We have arrived to Pisa, once one of the four marine republics with important ties with Spain and North Africa.  It is also the native city of Galileo Galilei and hosts one of the most famous squares in Italy, Piazza dei Miracoli.  From Pisa, shortly after leaving the coast, we turn into the magnificent territory of Lucca.  Lucca is an enchanting city with her walled complex of Renaissance fortification.  The Piazza di Mercato traces the elliptical form of the Roman theatre that stood before it.  The influence of Roman planning, in fact, can be seen all over the urban area.  The great composer Giacomo Puccini was born in Lucca.

As we return to the coast, we are in Versilia and pass Viareggio, Lido di Camaiore, Marina di Pietrasanta and Forte dei Marmi until we arrive at the foot of the stupendous Apuane Alps slightly inland.

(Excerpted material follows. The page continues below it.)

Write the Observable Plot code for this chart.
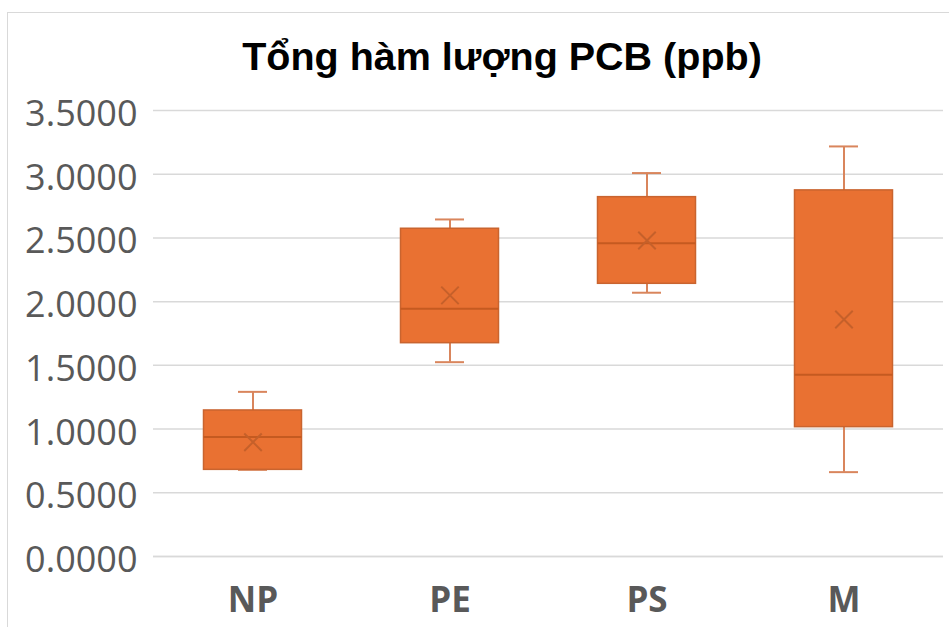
<!DOCTYPE html>
<html>
<head>
<meta charset="utf-8">
<script src="https://cdn.jsdelivr.net/npm/d3@7"></script>
<script src="https://cdn.jsdelivr.net/npm/@observablehq/plot@0.6"></script>
<style>
  html, body { margin: 0; padding: 0; background: #fff; overflow: hidden; }
  #wrap { position: relative; width: 949px; height: 627px; overflow: hidden; background: #fff; }
  #frame { position: absolute; left: 7px; top: 12px; width: 1000px; height: 700px; border: 1.5px solid #d9d9d9; box-sizing: border-box; }
  #title { position: absolute; left: 0; top: 37px; width: 1004px; text-align: center; font-family: "Liberation Sans", Arial, sans-serif; font-weight: bold; font-size: 39.5px; line-height: 39px; color: #000; }
  #chart { position: absolute; left: 0; top: 95px; }
</style>
</head>
<body>
<div id="wrap">
  <div id="frame"></div>
  <div id="title">Tổng hàm lượng PCB (ppb)</div>
  <div id="chart"></div>
</div>
<script>
const categories = ["NP", "PE", "PS", "M"];
const minVals    = [0.680, 1.525, 2.070, 0.662];
const q1Vals     = [0.680, 1.674, 2.140, 1.015];
const medianVals = [0.937, 1.944, 2.459, 1.426];
const q3Vals     = [1.146, 2.572, 2.820, 2.873];
const maxVals    = [1.292, 2.645, 3.009, 3.218];
const meanVals   = [0.897, 2.049, 2.480, 1.860];
const yTicks     = [0, 0.5, 1, 1.5, 2, 2.5, 3, 3.5];

const data = categories.map((c, i) => ({
  cat: c, min: minVals[i], q1: q1Vals[i], median: medianVals[i],
  q3: q3Vals[i], max: maxVals[i], mean: meanVals[i]
}));

const boxFill = "#E97132";
const boxStroke = "#C9642F";
const whisker = "#D9855C";
const textGray = "#595959";

const chart = Plot.plot({
  width: 949,
  height: 532,
  marginTop: 15,
  marginBottom: 71,
  marginLeft: 153,
  marginRight: 6,
  style: { fontFamily: "'Open Sans', sans-serif", background: "none", overflow: "visible" },
  x: { domain: categories, padding: 0, label: null },
  y: { domain: [0, 3.5], label: null },
  marks: [
    Plot.gridY(yTicks, { stroke: "#d9d9d9", strokeOpacity: 1, strokeWidth: 1.5 }),
    Plot.ruleX([0], { frameAnchor: "left", stroke: "#d9d9d9", strokeWidth: 1.5 }),
    Plot.ruleY([0], { stroke: "#d9d9d9", strokeWidth: 1.5 }),
    Plot.ruleX(data, { x: "cat", y1: "q3", y2: "max", stroke: whisker, strokeWidth: 2 }),
    Plot.ruleX(data, { x: "cat", y1: "min", y2: "q1", stroke: whisker, strokeWidth: 2 }),
    Plot.tickY(data, { x: "cat", y: "max", stroke: whisker, strokeWidth: 2, inset: 84 }),
    Plot.tickY(data, { x: "cat", y: "min", stroke: whisker, strokeWidth: 2, inset: 84 }),
    Plot.barY(data, { x: "cat", y1: "q1", y2: "q3", fill: boxFill, stroke: boxStroke, strokeWidth: 1.5, insetLeft: 49.5, insetRight: 49.5 }),
    Plot.tickY(data, { x: "cat", y: "median", stroke: "#C55A20", strokeWidth: 2, inset: 49.5 }),
    Plot.dot(data, { x: "cat", y: "mean", symbol: "times", r: 8, stroke: "#C5602A", strokeWidth: 2 }),
    Plot.axisY(yTicks, { tickSize: 0, tickPadding: 16, tickFormat: d3.format(".4f"), fontSize: 36, fill: textGray, dy: 4, label: null }),
    Plot.axisX({ tickSize: 0, tickPadding: 31, fontSize: 35, fontWeight: "bold", fill: textGray, label: null })
  ]
});
document.getElementById("chart").appendChild(chart);
</script>
</body>
</html>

The Piazza degli Aranci in Massa is glorious!  In fact, all of Massa is beautiful, especially the Ducal Palace, also called the Red Palace.  The cathedral is majestic in white Carrara marble.  The village of Carrara is famous worldwide for its marble and Colonnata is famous for its lardo.  From Massa still moving towards Liguria and turning inland we arrive at a magical land, Lunigiana.

With all the gracious villages that the Lunigiana offers, it seems cruel to have to choose just one to visit.  Oh, try Pontremoli and choose testaroli al pesto and pasta.  From Lunigiana, going back down we cross another agreeable area, the Garfagnana and arrive in Pistoia to see a masterpiece of thirteenth century art, the magnificent altar by Saint Jacob in the San Zeno cathedral.

From Pistoia we head for Florence, birthplace of the great poet Dante and Italy’s capital from 1856 to 1870.  Must to visit are many: Santa Maria dei Fiore, Brunelleschi’s Dome, the bell tower by Giotto, the Baptistery of Saint John.  Others are the Basilica of the Holy Cross (in the square of the same name), the Uffizi Gallery and the corridors of Vasari.  There are the Ponte Vecchio bridge, the Boboli Gardens, a stroll along Via Tornabuoni and the Piazza dei Signora with its Palazzo Vecchia palace.  Also the triumphs of the workmanship on the face of Palazzo Strozzi, an authentic example of the Florentine Renaissance.  Florence is also the lordship of the Medici and, in particular, Lorenzo the Magnificent, man of letters and patron of the arts.

At the table we enjoy a good glass of Chianti and the lampredotto, the leanest, most compact part of the cow’s stomach..  Another specialty is, obviously, the fiorentina, a huge t-bone steak cooked rare, nearly Pittsburgh Rare!